Fikret Yılmaz

Personal information
- Date of birth: 1 August 1957 (age 68)
- Place of birth: Adana, Turkey
- Position(s): Goalkeeper

Senior career*
- Years: Team / Apps / (Gls)
- 1984–1987: Antalyaspor / 24 / (0)
- 1990: TKİ Tavşanlı Linyitspor / 3 / (0)
- 1990–1993: Kemer Belediyespor / 68 / (1)
- Total:  / 95 / (1)

Managerial career
- 2009–2010: MKE Ankaragücü
- 2011–2012: Kayseri Erciyesspor
- 2014: Orduspor
- 2015–2016: Balıkesirspor

= Fikret Yılmaz =

Turkish footballer and manager

Fikret Yılmaz (born 1 August 1957) is a Turkish football manager, and retired footballer best known for his stints as a goalkeeper with Antalyaspor in the Süper Lig, and as the father of the Turkish international footballer Burak Yılmaz.

==Career==
Fikret was a goalkeeper in various teams in the top divisions of Turkey from the 1980s to the mid 90s.

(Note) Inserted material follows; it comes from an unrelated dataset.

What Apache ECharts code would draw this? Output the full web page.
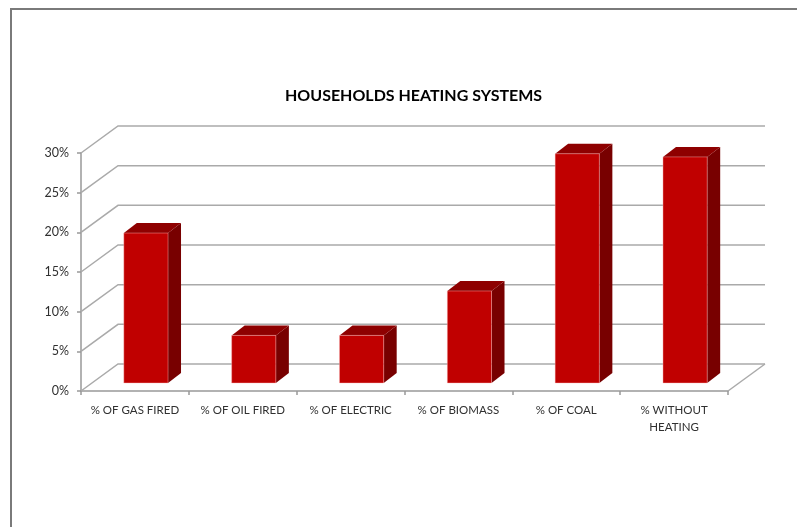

He made his professional debut in a 3–1 Süper Lig loss to Fenerbahçe S.K on 2 June 1985. He scored his only career goal for Kemerspor in a TFF Third League 2–1 loss to Antalya Köy Hizmetlerispor on 12 August 1991.

==Personal life==
Fikret is the father of the Turkish international footballer Burak Yılmaz.